MIAMI (CBS4) - Two veteran Miami-Dade Schools Police officers are suing Chief Charles Hurley, saying he hounded them for sex. One officer says Hurley requested sex in her office.

Hurley refused to comment about the allegations when CBS4's Peter D'Oench caught up with him Wednesday afternoon at his home in Southwest Miami-Dade.

"I'm not going to comment," he told D'Oench as he was supervising some men who were working on his home.

D'Oench spoke with one of the officers along with her attorney Willie Gary in Boca Raton.

"I feel humiliated and I feel disrespected," said Commander Deanna Fox-Williams, who has been with the department for 17 years. She told CBS4's Peter D'Oench, "I was sexually harassed on 35 different occasions. In one instance he started to show his private parts in an erect fashion at a retreat. I was taken aback because of him doing that and I was very surprised."

Fox-Williams told CBS4's Peter D'Oench, "There were different times when he requested to have sex in my office at Miami-Dade Police headquarters. I of course rebuffed every advance. I am in a career where I have done the best I could in going through the ranks and considered taking every test very carefully and for this to happen to me is very disrespectful."
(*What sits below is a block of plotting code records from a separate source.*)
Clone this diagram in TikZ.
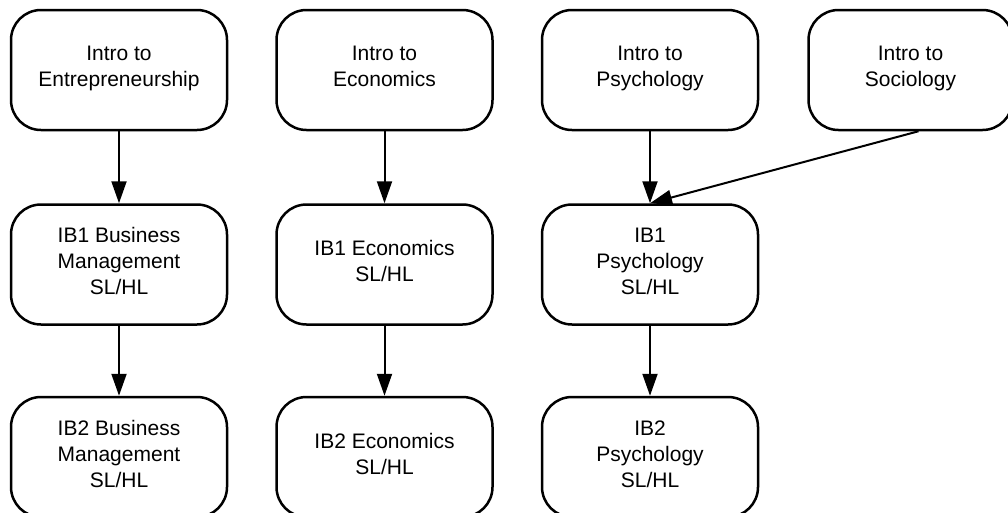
\documentclass[tikz,border=0pt]{standalone}
\usepackage{fontspec}
\setmainfont{Liberation Sans}
\usepackage{tikz}
\usetikzlibrary{positioning,arrows.meta}
\newcommand{\linestrut}{\rule[-6.5pt]{0pt}{22pt}}

\begin{document}
\begin{tikzpicture}[node distance=47pt and 71pt]
\tikzstyle{course}=[draw,line width=2.5pt,rounded corners=30pt,align=center,
  minimum width=216pt,minimum height=120pt,inner sep=2pt,
  font=\fontsize{21}{26}\selectfont,
  execute at begin node=\linestrut,execute at end node=\linestrut]
\tikzstyle{prereq}=[line width=2pt,-{Triangle[length=22pt,width=15pt]}]
\useasboundingbox (0,0) rectangle (1008pt,-512pt);
\node [course] (a) at (119pt,-70pt) {Intro to\\Entrepreneurship};
\node [course,right=47pt of a] (b) {Intro to\\Economics};
\node [course,right=47pt of b] (c) {Intro to\\Psychology};
\node [course,minimum width=204pt,right=48pt of c] (d) {Intro to\\Sociology};
\node [course,below=72pt of a] (e) {IB1 Business\\Management\\SL/HL};
\node [course,below=72pt of b] (f) {IB1 Economics\\SL/HL};
\node [course,below=72pt of c] (g) {IB1\\Psychology\\SL/HL};
\node [course,below=70pt of e] (h) {IB2 Business\\Management\\SL/HL};
\node [course,below=70pt of f] (i) {IB2 Economics\\SL/HL};
\node [course,below=70pt of g] (j) {IB2\\Psychology\\SL/HL};
\path[prereq]
    (a) edge (e)
    (b) edge (f)
    (c) edge (g)
    ([xshift=8pt]d.south) edge (g.north);
\path[prereq]
    (e) edge (h)
    (f) edge (i)
    (g) edge (j);
\end{tikzpicture}
\end{document}
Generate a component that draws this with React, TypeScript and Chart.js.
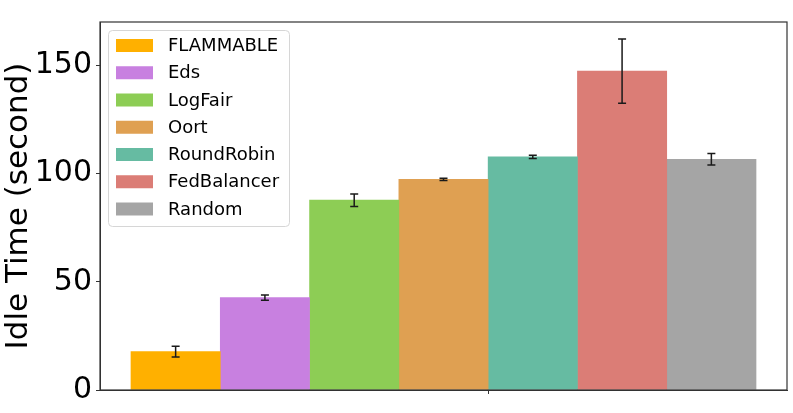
import React, { useEffect, useRef } from "react";
import { Chart, registerables } from "chart.js";

Chart.register(...registerables);

const methods = ["FLAMMABLE", "Eds", "LogFair", "Oort", "RoundRobin", "FedBalancer", "Random"];
const idleTimes = [17.7, 42.7, 87.7, 97.3, 107.7, 147.3, 106.6];
const idleErrors = [2.5, 1.2, 2.9, 0.5, 0.8, 14.8, 2.7];
const barColors = ["#FFB000", "#C880E0", "#8DCD55", "#DFA052", "#66BBA2", "#DB7D76", "#A5A5A5"];
const yTickValues = [0, 50, 100, 150];
const xTickValues = [3.5];
const yMax = 170;
const yTitle = "Idle Time (second)";

const FONT = "'DejaVu Sans', sans-serif";

export default function App() {
  const ref = useRef<HTMLCanvasElement>(null);

  useEffect(() => {
    if (!ref.current) return;

    const errorBars = {
      id: "errorBars",
      afterDatasetsDraw(chart: any) {
        const { ctx } = chart;
        const x = chart.scales.x;
        const y = chart.scales.y;
        ctx.save();
        ctx.strokeStyle = "#1a1a1a";
        ctx.lineWidth = 1.5;
        idleTimes.forEach((v, i) => {
          const px = x.getPixelForValue(i);
          const top = y.getPixelForValue(v + idleErrors[i]);
          const bot = y.getPixelForValue(v - idleErrors[i]);
          ctx.beginPath();
          ctx.moveTo(px, top);
          ctx.lineTo(px, bot);
          ctx.moveTo(px - 4, top);
          ctx.lineTo(px + 4, top);
          ctx.moveTo(px - 4, bot);
          ctx.lineTo(px + 4, bot);
          ctx.stroke();
        });
        ctx.restore();
      },
    };

    const frameLegend = {
      id: "frameLegend",
      afterDraw(chart: any) {
        const { ctx, chartArea: ca } = chart;
        ctx.save();
        // spines
        ctx.strokeStyle = "#333";
        ctx.lineWidth = 1.2;
        ctx.strokeRect(ca.left, ca.top, ca.right - ca.left, ca.bottom - ca.top);

        // legend box
        const lx = ca.left + 8.5;
        const ly = ca.top + 8.5;
        const lw = 181;
        const lh = 196;
        const r = 4;
        ctx.beginPath();
        ctx.moveTo(lx + r, ly);
        ctx.lineTo(lx + lw - r, ly);
        ctx.arcTo(lx + lw, ly, lx + lw, ly + r, r);
        ctx.lineTo(lx + lw, ly + lh - r);
        ctx.arcTo(lx + lw, ly + lh, lx + lw - r, ly + lh, r);
        ctx.lineTo(lx + r, ly + lh);
        ctx.arcTo(lx, ly + lh, lx, ly + lh - r, r);
        ctx.lineTo(lx, ly + r);
        ctx.arcTo(lx, ly, lx + r, ly, r);
        ctx.closePath();
        ctx.fillStyle = "rgba(255,255,255,0.8)";
        ctx.fill();
        ctx.strokeStyle = "#d6d6d6";
        ctx.lineWidth = 1;
        ctx.stroke();

        ctx.font = `18px ${FONT}`;
        ctx.textBaseline = "middle";
        ctx.textAlign = "left";
        chart.data.datasets.forEach((ds: any, k: number) => {
          const cy = ca.top + 23.5 + k * 27.25;
          ctx.fillStyle = ds.backgroundColor;
          ctx.fillRect(ca.left + 16, cy - 6.5, 37, 13);
          ctx.fillStyle = "#000";
          ctx.fillText(ds.label, ca.left + 68, cy + 1);
        });
        ctx.restore();
      },
    };

    const chart = new Chart(ref.current, {
      type: "bar",
      data: {
        datasets: methods.map((m, i) => ({
          label: m,
          data: [{ x: i, y: idleTimes[i] }],
          backgroundColor: barColors[i],
          borderWidth: 0,
          categoryPercentage: 1,
          barPercentage: 1,
        })),
      },
      options: {
        animation: false,
        responsive: true,
        maintainAspectRatio: false,
        layout: { padding: { left: 0, top: 6, right: 6, bottom: 0 } },
        plugins: { legend: { display: false }, tooltip: { enabled: false } },
        scales: {
          x: {
            type: "linear",
            stacked: true,
            offset: false,
            min: -0.847,
            max: 6.847,
            afterBuildTicks: (s: any) => {
              s.ticks = xTickValues.map((v) => ({ value: v }));
            },
            afterFit: (s: any) => {
              s.height = 23;
            },
            ticks: { display: false },
            grid: { drawOnChartArea: false, tickLength: 4, color: "#333", offset: false },
            border: { color: "#333" },
          },
          y: {
            min: 0,
            max: yMax,
            afterBuildTicks: (s: any) => {
              s.ticks = yTickValues.map((v) => ({ value: v }));
            },
            afterFit: (s: any) => {
              s.width = 100;
            },
            ticks: { font: { family: FONT, size: 30 }, color: "#000", padding: 4 },
            grid: { drawOnChartArea: false, tickLength: 4, color: "#333" },
            border: { color: "#333" },
            title: {
              display: true,
              text: yTitle,
              font: { family: FONT, size: 31 },
              color: "#000",
              padding: 0,
            },
          },
        },
      } as any,
      plugins: [errorBars, frameLegend],
    });

    return () => chart.destroy();
  }, []);

  return (
    <div style={{ position: "fixed", left: 0, top: 0, width: 793, height: 413 }}>
      <canvas ref={ref} />
    </div>
  );
}
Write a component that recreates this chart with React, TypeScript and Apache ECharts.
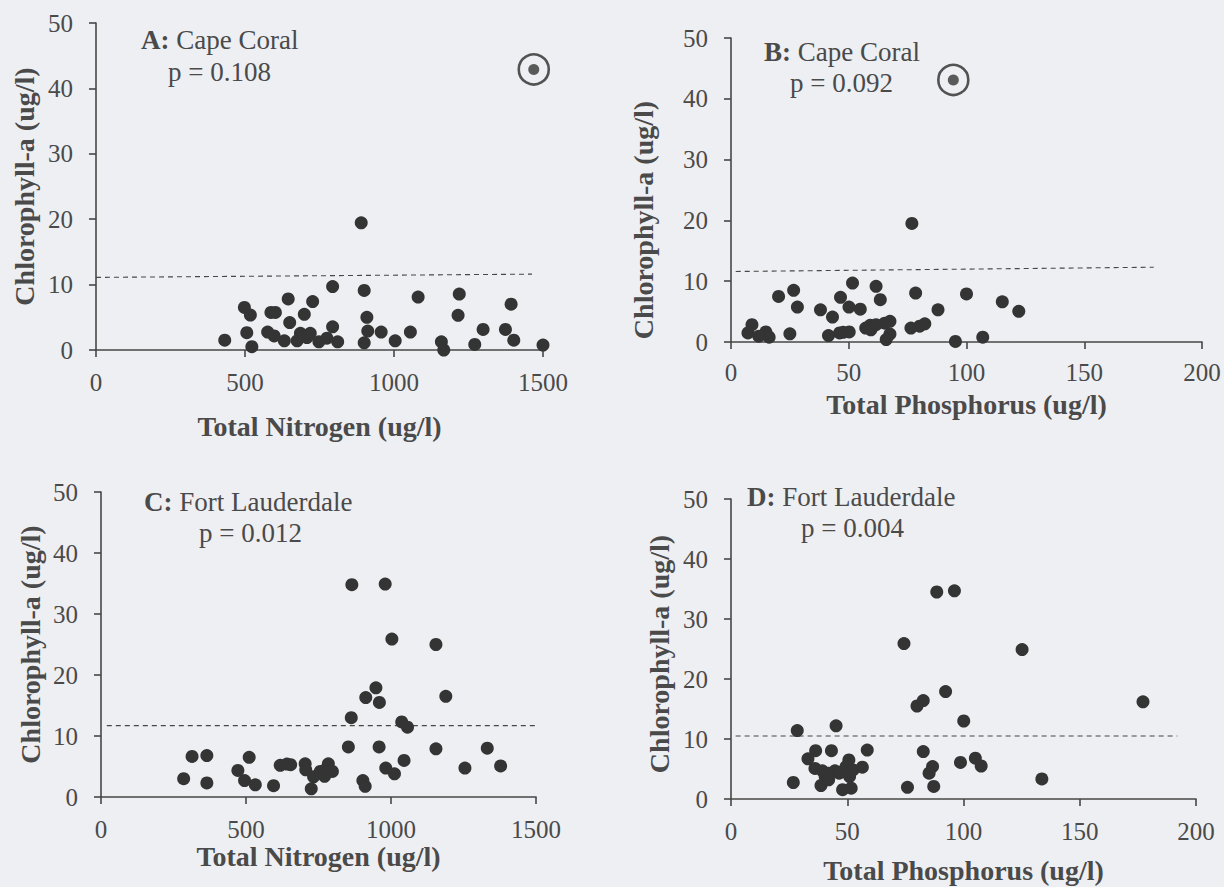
import React, { useEffect, useRef } from "react";
import * as echarts from "echarts";

// Panel A: Cape Coral, Total Nitrogen vs Chlorophyll-a
const aTN = [432, 498, 518, 506, 523, 576, 587, 598, 602, 632, 645, 650, 675, 686, 699, 708, 719, 727, 748, 775, 794, 794, 811, 890, 900, 900, 909, 912, 957, 1004, 1055, 1081, 1159, 1167, 1215, 1219, 1271, 1299, 1374, 1393, 1402, 1500];
const aChl = [1.5, 6.5, 5.35, 2.65, 0.5, 2.75, 5.75, 2.15, 5.75, 1.4, 7.8, 4.2, 1.4, 2.55, 5.45, 1.9, 2.55, 7.4, 1.25, 1.8, 9.7, 3.55, 1.25, 19.45, 9.1, 1.1, 5.0, 2.9, 2.75, 1.4, 2.75, 8.1, 1.25, 0, 5.3, 8.55, 0.85, 3.15, 3.15, 7.0, 1.5, 0.75];
const aOutlier = [1469, 42.9];
const aThresholdX = [0, 1463];
const aThresholdY = [11.1, 11.6];

// Panel B: Cape Coral, Total Phosphorus vs Chlorophyll-a
const bTP = [76.8, 51.6, 61.6, 26.6, 20.2, 46.5, 63.4, 78.4, 100, 115.2, 122.2, 28.2, 38.0, 50.1, 54.9, 87.9, 43.1, 8.9, 7.2, 14.8, 16.2, 11.8, 25, 41.4, 46.1, 47.6, 50.2, 57.2, 59.1, 59.4, 61.6, 65.3, 67.5, 67.5, 65.9, 76.4, 80.1, 82.3, 95.3, 106.9];
const bChl = [19.5, 9.7, 9.15, 8.5, 7.5, 7.35, 6.95, 8.05, 7.9, 6.6, 5.05, 5.75, 5.3, 5.75, 5.4, 5.3, 4.1, 2.85, 1.5, 1.65, 0.8, 0.95, 1.35, 1.05, 1.5, 1.6, 1.65, 2.3, 2.75, 2.0, 2.85, 3.1, 3.4, 1.3, 0.4, 2.3, 2.6, 3.0, 0.1, 0.8];
const bOutlier = [94.4, 43.1];
const bThresholdX = [2, 179.5];
const bThresholdY = [11.6, 12.3];

// Panel C: Fort Lauderdale, Total Nitrogen vs Chlorophyll-a
const cTN = [865, 980, 1003, 1155, 948, 913, 960, 1189, 863, 1037, 1057, 853, 959, 1155, 1332, 314, 365, 511, 1045, 618, 641, 654, 704, 784, 1378, 472, 706, 982, 1012, 1255, 773, 798, 756, 733, 771, 285, 495, 532, 365, 595, 903, 911, 725];
const cChl = [34.8, 34.9, 25.9, 25.0, 17.9, 16.3, 15.5, 16.5, 13.0, 12.3, 11.45, 8.2, 8.2, 7.9, 8.0, 6.65, 6.8, 6.5, 6.0, 5.2, 5.4, 5.3, 5.45, 5.45, 5.1, 4.35, 4.45, 4.75, 3.8, 4.75, 4.45, 4.2, 4.2, 3.3, 3.4, 3.0, 2.7, 2.0, 2.3, 1.85, 2.7, 1.75, 1.35];
const cThresholdX = [20, 1559];
const cThresholdY = [11.7, 11.7];

// Panel D: Fort Lauderdale, Total Phosphorus vs Chlorophyll-a
const dTP = [88.5, 96.1, 74.4, 125.2, 92.3, 80, 82.7, 177.2, 100.1, 45.2, 28.5, 36.4, 43.2, 58.6, 82.7, 33.1, 105.1, 98.7, 107.6, 86.7, 85.2, 36.1, 39.3, 42.0, 40.5, 38.7, 44.7, 48, 50.7, 49.5, 52.5, 56.5, 51, 48, 51.7, 26.8, 75.9, 87.2, 133.7, 46.5, 42];
const dChl = [34.5, 34.7, 25.9, 24.9, 17.9, 15.5, 16.4, 16.2, 13.0, 12.2, 11.4, 8.05, 8.05, 8.15, 7.9, 6.7, 6.8, 6.1, 5.5, 5.4, 4.3, 5.1, 4.7, 4.3, 3.75, 2.25, 4.7, 4.6, 6.5, 5.4, 4.85, 5.3, 3.75, 1.55, 1.8, 2.75, 1.95, 2.1, 3.35, 4.3, 3.2];
const dThresholdX = [2, 192];
const dThresholdY = [10.5, 10.5];

const yTicks = [0, 10, 20, 30, 40, 50];
const nitrogenMax = 1500;
const phosphorusMax = 200;

const panelTitles = [
  { letter: "A:", site: "Cape Coral", p: "p = 0.108" },
  { letter: "B:", site: "Cape Coral", p: "p = 0.092" },
  { letter: "C:", site: "Fort Lauderdale", p: "p = 0.012" },
  { letter: "D:", site: "Fort Lauderdale", p: "p = 0.004" },
];

const FONT = "'Liberation Serif', 'Times New Roman', serif";
const TEXT = "#4a4a4a";
const AXIS = "#474747";
const DOT = "#343434";
const BG = "#eeeff2";

const zip = (xs: number[], ys: number[]) => xs.map((x, i) => [x, ys[i]]);

export default function App() {
  const ref = useRef<HTMLDivElement>(null);
  useEffect(() => {
    if (!ref.current) return;
    const chart = echarts.init(ref.current, undefined, { renderer: "svg" });

    const grids = [
      { left: 96, top: 23, width: 447, height: 327 },
      { left: 731, top: 38, width: 471, height: 304 },
      { left: 101, top: 492, width: 435, height: 305 },
      { left: 731, top: 499, width: 465, height: 300 },
    ];

    const xCfg = [
      { max: nitrogenMax, interval: 500, name: "Total Nitrogen (ug/l)", gap: 62, margin: 20 },
      { max: phosphorusMax, interval: 50, name: "Total Phosphorus (ug/l)", gap: 48, margin: 18 },
      { max: nitrogenMax, interval: 500, name: "Total Nitrogen (ug/l)", gap: 45, margin: 20 },
      { max: phosphorusMax, interval: 50, name: "Total Phosphorus (ug/l)", gap: 57, margin: 20 },
    ];
    const yGap = [58, 74, 57, 58];
    const yPad = [
      [0, 0, 0, 0],
      [0, 60, 0, 0],
      [0, 0, 0, 0],
      [0, 10, 0, 0],
    ];

    const lineStyle = { color: AXIS, width: 1.6 };
    const plain = (v: number) => String(v);

    const xAxis = xCfg.map((c, i) => ({
      gridIndex: i,
      type: "value",
      min: 0,
      max: c.max,
      interval: c.interval,
      splitLine: { show: false },
      axisLine: { show: true, onZero: false, lineStyle },
      axisTick: { show: true, inside: false, length: 7, lineStyle },
      axisLabel: { fontSize: 25, color: TEXT, fontFamily: FONT, margin: c.margin, formatter: plain },
      name: c.name,
      nameLocation: "middle",
      nameGap: c.gap,
      nameTextStyle: { fontSize: 28, fontWeight: "bold", color: TEXT, fontFamily: FONT },
    }));

    const yAxis = [0, 1, 2, 3].map((i) => ({
      gridIndex: i,
      type: "value",
      min: yTicks[0],
      max: yTicks[yTicks.length - 1],
      interval: yTicks[1] - yTicks[0],
      splitLine: { show: false },
      axisLine: { show: true, onZero: false, lineStyle },
      axisTick: { show: true, inside: false, length: 7, lineStyle },
      axisLabel: { fontSize: 25, color: TEXT, fontFamily: FONT, margin: 23, formatter: plain },
      name: "Chlorophyll-a (ug/l)",
      nameLocation: "middle",
      nameGap: yGap[i],
      nameTextStyle: {
        fontSize: 28,
        fontWeight: "bold",
        color: TEXT,
        fontFamily: FONT,
        padding: yPad[i],
      },
    }));

    const scatter = (i: number, data: number[][]) => ({
      type: "scatter",
      xAxisIndex: i,
      yAxisIndex: i,
      data,
      symbol: "circle",
      symbolSize: 13,
      clip: false,
      itemStyle: { color: DOT, opacity: 1 },
      silent: true,
    });

    const threshold = (i: number, xs: number[], ys: number[]) => ({
      type: "line",
      xAxisIndex: i,
      yAxisIndex: i,
      data: zip(xs, ys),
      symbol: "none",
      clip: false,
      lineStyle: { color: AXIS, width: 1.1, type: [5, 4] },
      silent: true,
      z: 1,
    });

    const outlierRing = (i: number, pt: number[]) => [
      {
        type: "scatter",
        xAxisIndex: i,
        yAxisIndex: i,
        data: [pt],
        symbol: "circle",
        symbolSize: 30,
        clip: false,
        itemStyle: { color: "rgba(0,0,0,0)", borderColor: "#2a2a2a", borderWidth: 2.6 },
        silent: true,
      },
      {
        type: "scatter",
        xAxisIndex: i,
        yAxisIndex: i,
        data: [pt],
        symbol: "circle",
        symbolSize: 11,
        clip: false,
        itemStyle: { color: DOT },
        silent: true,
      },
    ];

    const series: any[] = [
      threshold(0, aThresholdX, aThresholdY),
      scatter(0, zip(aTN, aChl)),
      ...outlierRing(0, aOutlier),
      threshold(1, bThresholdX, bThresholdY),
      scatter(1, zip(bTP, bChl)),
      ...outlierRing(1, bOutlier),
      threshold(2, cThresholdX, cThresholdY),
      scatter(2, zip(cTN, cChl)),
      threshold(3, dThresholdX, dThresholdY),
      scatter(3, zip(dTP, dChl)),
    ];

    const titlePos = [
      { tx: 141, ty: 40, px: 168, py: 72 },
      { tx: 764, ty: 52, px: 790, py: 83 },
      { tx: 144, ty: 502, px: 199, py: 533 },
      { tx: 747, ty: 497, px: 801, py: 528 },
    ];

    const graphic: any[] = [];
    panelTitles.forEach((t, i) => {
      const pos = titlePos[i];
      graphic.push({
        type: "text",
        x: pos.tx,
        y: pos.ty,
        silent: true,
        style: {
          text: `{b|${t.letter}} ${t.site}`,
          fontSize: 27,
          fontFamily: FONT,
          fill: TEXT,
          verticalAlign: "middle",
          align: "left",
          rich: {
            b: { fontSize: 27, fontFamily: FONT, fontWeight: "bold", fill: TEXT, color: TEXT },
          },
        },
      });
      graphic.push({
        type: "text",
        x: pos.px,
        y: pos.py,
        silent: true,
        style: {
          text: t.p,
          fontSize: 27,
          fontFamily: FONT,
          fill: TEXT,
          verticalAlign: "middle",
          align: "left",
        },
      });
    });

    chart.setOption({
      animation: false,
      backgroundColor: BG,
      textStyle: { fontFamily: FONT },
      grid: grids.map((g) => ({ ...g, containLabel: false })),
      xAxis,
      yAxis,
      series,
      graphic,
    });

    return () => chart.dispose();
  }, []);

  return (
    <div
      ref={ref}
      style={{ position: "fixed", left: 0, top: 0, width: 1224, height: 887 }}
    />
  );
}
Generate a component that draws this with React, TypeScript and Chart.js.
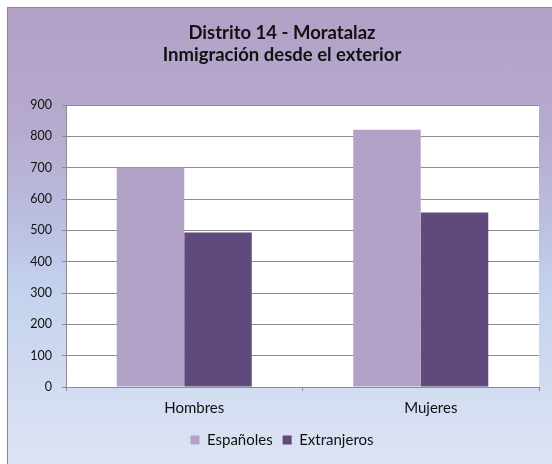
import React, { useEffect, useRef } from "react";
import { Chart, registerables } from "chart.js";

Chart.register(...registerables);

const titleLines = ["Distrito 14 - Moratalaz", "Inmigración desde el exterior"];
const categories = ["Hombres", "Mujeres"];
const seriesNames = ["Españoles", "Extranjeros"];
const espanoles = [700, 821];
const extranjeros = [493, 557];
const yMin = 0;
const yMax = 900;
const yStep = 100;

const FONT = "Lato, 'Open Sans', sans-serif";
const GRID = "#8c8c8c";

const plotBg = {
  id: "plotBg",
  beforeDraw(chart: any) {
    const { ctx, chartArea } = chart;
    ctx.save();
    ctx.fillStyle = "#ffffff";
    ctx.fillRect(chartArea.left, chartArea.top, chartArea.width, chartArea.height);
    ctx.restore();
  },
};

export default function App() {
  const ref = useRef<HTMLCanvasElement | null>(null);

  useEffect(() => {
    if (!ref.current) return;
    const chart = new Chart(ref.current, {
      type: "bar",
      data: {
        labels: categories,
        datasets: [
          {
            label: seriesNames[0],
            data: espanoles,
            backgroundColor: "#B3A2C7",
            borderWidth: 0,
            categoryPercentage: 0.571,
            barPercentage: 1,
          },
          {
            label: seriesNames[1],
            data: extranjeros,
            backgroundColor: "#604A7B",
            borderWidth: 0,
            categoryPercentage: 0.571,
            barPercentage: 1,
          },
        ],
      },
      plugins: [plotBg],
      options: {
        responsive: false,
        animation: false,
        devicePixelRatio: 1,
        layout: { padding: { left: 25, right: 13, top: 0, bottom: 6.5 } },
        plugins: {
          tooltip: { enabled: false },
          title: {
            display: true,
            text: titleLines,
            color: "#111111",
            font: { family: FONT, size: 18.5, weight: "bold", lineHeight: 22 / 18.5 },
            padding: { top: 22.5, bottom: 38.5 },
          },
          legend: {
            position: "bottom",
            labels: {
              boxWidth: 9,
              boxHeight: 9,
              padding: 10,
              color: "#111111",
              font: { family: FONT, size: 15 },
            },
          },
        },
        scales: {
          x: {
            afterFit(scale: any) {
              scale.height = 35.5;
            },
            grid: {
              display: true,
              drawOnChartArea: false,
              drawTicks: true,
              tickLength: 4,
              color: GRID,
              tickColor: GRID,
              offset: true,
            },
            border: { display: true, color: GRID, width: 1 },
            ticks: {
              color: "#111111",
              padding: 8.5,
              labelOffset: 10,
              font: { family: FONT, size: 15 },
            },
          },
          y: {
            min: yMin,
            max: yMax,
            afterFit(scale: any) {
              scale.width = 41;
            },
            grid: {
              display: true,
              drawTicks: true,
              tickLength: 4,
              color: GRID,
              tickColor: GRID,
            },
            border: { display: true, color: GRID, width: 1 },
            ticks: {
              stepSize: yStep,
              color: "#111111",
              padding: 10,
              font: { family: FONT, size: 12.5 },
            },
          },
        },
      },
    });
    return () => chart.destroy();
  }, []);

  return (
    <div
      style={{
        position: "fixed",
        left: 0,
        top: 0,
        width: 552,
        height: 464,
        overflow: "hidden",
        background: "#ffffff",
      }}
    >
      <div
        style={{
          position: "absolute",
          left: 7,
          top: 7,
          width: 560,
          height: 470,
          border: "1px solid #8a8a8a",
          background:
            "linear-gradient(to bottom, #B2A0C7 0%, #B6AACE 25%, #BBBEDF 45%, #C4D2EE 60%, #DFE5F4 100%)",
        }}
      />
      <canvas
        ref={ref}
        width={552}
        height={464}
        style={{ position: "absolute", left: 0, top: 0, width: 552, height: 464 }}
      />
    </div>
  );
}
"I am very shocked and surprised and disappointed because the person I knew many years ago would not have said or done those things," Fox-Williams said.

Hurley, who was pictured in a photo with Fox-Williams, was reassigned by the School District in May. That was after Fox-Williams and Officer Yewande Gibson filed complaints with the Equal Employment Opportunities Commission saying they were sexually harassed and saying that violated state and federal law because they were threatened with retaliation.

Fox-Williams told D'Oench she was threatened with termination and Gibson was transferred out of an office that she loved working in.

Fox-Williams said she had not filed a complaint before that with her bosses.

"The School Board is a situation where it's very hard to say anything against anyone because they are so close," said Fox-Williams. "I felt that whatever I said would fall on deaf ears."

The officers' attorney, Willie Gary, has filed two multi-million dollar lawsuits against Hurley, Schools Superintendent Alberto Carvalho and the School Board.

Jimmy Brown, the District Director of Professional Standards, told D'Oench, "An investigation was launched and the employee was reassigned. He is been relieved of all law enforcement duties. The District takes all such matters seriously. We have a high degree of ethics. Mr. Hurley continues to receive his salary of $114,245. We can comment further because of pending litigation."

Gary told D'oench, "It was widespread and the talk of the department. Everyone knew that Chief Hurley had issues. We are trying to get justice for the officers. They've been good employees. They haven't been treated with the dignity and respect that they deserve."

Fox-Williams said, "I came forward because I feel a lot of women have suffered as I did. And being in a male-dominated profession, it is very hard to do this. You have to develop a very thick skin. No one should ever violate us or give us unwelcome comments."

Fox-Williams told D'Oench that part of her pride comes from being the daughter of a now retired Miami Police Officer.